Et pour l’exercice 2018, le port de Boma a manutentionné 1 580 t en janvier, 6 242 t en février, 3 411 t en mars, 5 523 t en avril, 6 939 t en mai et 8 253 en juin. Point de précision cependant sur l’apport des activités des LMC sur toutes ces réalisations. 

Expert maritime, auteur de « Le guide de la conteneurisation et du transport multimodal », paru en 2011 aux Éditions Shipping Guides/Ghana, Gabriel Mukunda Simbwa n’accorde guère de chance de survie à l’armateur public face aux enjeux internationaux actuels. « Depuis le retrait des armements européens des conférences maritimes, le glas venait de sonner pour les armements africains qui n’ont pas pu faire face à la libre concurrence devant désormais régner dans l’industrie maritime mondiale », note-t-il. 

Et d’ajouter : « Les armements africains tels que Black Stars du Ghana, CMZ de l’ancien Zaïre (RDC), SITRAM de la Cote d’Ivoire et CAMSHIP du Cameroun ont été liquidés car n’ayant pas été capables de sortir la tête hors de l’eau suite à la concurrence féroce des armements de grandes puissances maritimes sur diverses lignes.
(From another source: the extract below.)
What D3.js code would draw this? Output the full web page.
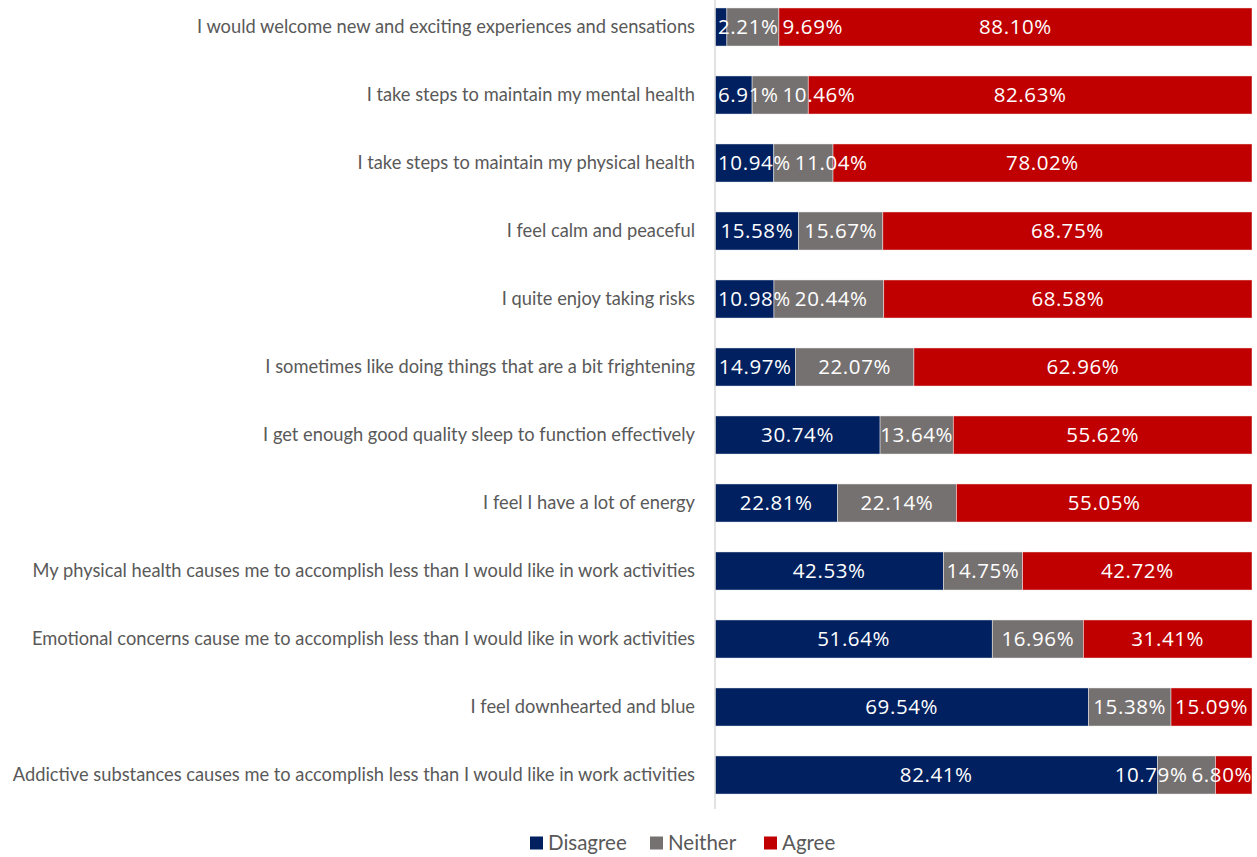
<!DOCTYPE html>
<html>
<head>
<meta charset="utf-8">
<script src="https://cdn.jsdelivr.net/npm/d3@7"></script>
<style>
  html, body { margin: 0; padding: 0; background: #fff; }
  svg { display: block; }
</style>
</head>
<body>
<svg id="chart" width="1257" height="857"></svg>
<script>
// Survey statements, top to bottom
const categories = [
  "I would welcome new and exciting experiences and sensations",
  "I take steps to maintain my mental health",
  "I take steps to maintain my physical health",
  "I feel calm and peaceful",
  "I quite enjoy taking risks",
  "I sometimes like doing things that are a bit frightening",
  "I get enough good quality sleep to function effectively",
  "I feel I have a lot of energy",
  "My physical health causes me to accomplish less than I would like in work activities",
  "Emotional concerns cause me to accomplish less than I would like in work activities",
  "I feel downhearted and blue",
  "Addictive substances causes me to accomplish less than I would like in work activities"
];

// Share of responses (%) per statement
const disagree = [2.21, 6.91, 10.94, 15.58, 10.98, 14.97, 30.74, 22.81, 42.53, 51.64, 69.54, 82.41];
const neither  = [9.69, 10.46, 11.04, 15.67, 20.44, 22.07, 13.64, 22.14, 14.75, 16.96, 15.38, 10.79];
const agree    = [88.10, 82.63, 78.02, 68.75, 68.58, 62.96, 55.62, 55.05, 42.72, 31.41, 15.09, 6.80];

const seriesNames = ["Disagree", "Neither", "Agree"];
const seriesColors = ["#002060", "#767171", "#C00000"];

const rows = categories.map((c, i) => ({
  category: c, Disagree: disagree[i], Neither: neither[i], Agree: agree[i]
}));

const svg = d3.select("#chart");
const plot = { left: 715, right: 1252, top: -7, bottom: 809 };

const x = d3.scaleLinear().domain([0, 100]).range([plot.left, plot.right]);
const y = d3.scaleBand().domain(categories).range([plot.top, plot.bottom])
  .paddingInner(0.44).paddingOuter(0.22);

const stacked = d3.stack().keys(seriesNames)(rows);

// Bars
const barLayer = svg.append("g");
stacked.forEach((layer, i) => {
  barLayer.append("g").attr("fill", seriesColors[i])
    .selectAll("rect")
    .data(layer)
    .join("rect")
    .attr("x", d => x(d[0]))
    .attr("y", d => y(d.data.category))
    .attr("width", d => x(d[1]) - x(d[0]))
    .attr("height", y.bandwidth())
    .attr("stroke", "#ffffff")
    .attr("stroke-opacity", 0.6)
    .attr("stroke-width", 0.75);
});

// Value labels: centred in each segment, kept inside the plot and nudged apart
const labelLayer = svg.append("g")
  .attr("fill", "#ffffff")
  .attr("font-family", "'Open Sans', sans-serif")
  .attr("font-size", 20.5)
  .attr("letter-spacing", 0.6);

const GAP = 4;
rows.forEach((row, r) => {
  const items = stacked.map((layer, i) => {
    const seg = layer[r];
    const t = labelLayer.append("text")
      .attr("y", y(row.category) + y.bandwidth() / 2)
      .attr("dy", "0.36em")
      .text(row[seriesNames[i]].toFixed(2) + "%");
    const w = t.node().getComputedTextLength();
    let left = (x(seg[0]) + x(seg[1])) / 2 - w / 2;
    left = Math.max(left, plot.left + 3);
    left = Math.min(left, plot.right - w);
    return { t, w, left };
  });
  // push right away from a left-clamped neighbour
  for (let i = 1; i < items.length; i++) {
    const prevRight = items[i - 1].left + items[i - 1].w;
    if (items[i].left < prevRight + GAP) items[i].left = prevRight + GAP;
  }
  // keep inside the right edge, pushing left where needed
  for (let i = items.length - 1; i >= 0; i--) {
    const limit = i === items.length - 1 ? plot.right : items[i + 1].left - GAP;
    if (items[i].left + items[i].w > limit) items[i].left = limit - items[i].w;
  }
  items.forEach(it => it.t.attr("x", it.left));
});

// Category axis
const yAxis = d3.axisLeft(y).tickSize(0).tickPadding(20);
const ag = svg.append("g")
  .attr("transform", `translate(${plot.left},0)`)
  .call(yAxis);
ag.select(".domain")
  .attr("stroke", "#d9d9d9")
  .attr("stroke-width", 1.5)
  .attr("d", `M0,${plot.top}V${plot.bottom}`);
ag.selectAll("text")
  .attr("fill", "#595959")
  .attr("font-family", "Lato, sans-serif")
  .attr("font-size", 18.3);

// Legend
const legendItems = [
  { name: "Disagree", color: seriesColors[0], x: 530 },
  { name: "Neither",  color: seriesColors[1], x: 650 },
  { name: "Agree",    color: seriesColors[2], x: 764 }
];
const lg = svg.append("g").selectAll("g").data(legendItems).join("g")
  .attr("transform", d => `translate(${d.x},843)`);
lg.append("rect")
  .attr("x", 0).attr("y", -6.5)
  .attr("width", 13).attr("height", 13)
  .attr("fill", d => d.color);
lg.append("text")
  .attr("x", 18).attr("dy", "0.36em")
  .attr("fill", "#595959")
  .attr("font-family", "Lato, sans-serif")
  .attr("font-size", 20.5)
  .text(d => d.name);
</script>
</body>
</html>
Après l’élimination du circuit de l’Afrique, les géants de la conteneurisation se sont jetés sur l’Afrique, comme un fauve sur une proie, pour y asseoir le contrôle et l’exploitation du fret entrant et sortant de l’Afrique. » 

L’expert maritime congolais relève que le commerce international se réalise à 80 % par voie maritime. Les biens produits dans certains pays du monde sont transportés à l’aide des navires vers les pays de consommation. D’où tout l’intérêt de la conteneurisation. « C’est une activité qui consiste à transporter les marchandises au moyen des conteneurs par voie routière, maritime ou par la navigation intérieure. La conteneurisation permet donc le transport multimodal des marchandises : les différents modes de transport peuvent être combinés pour réaliser le transport porte à porte », note-t-il.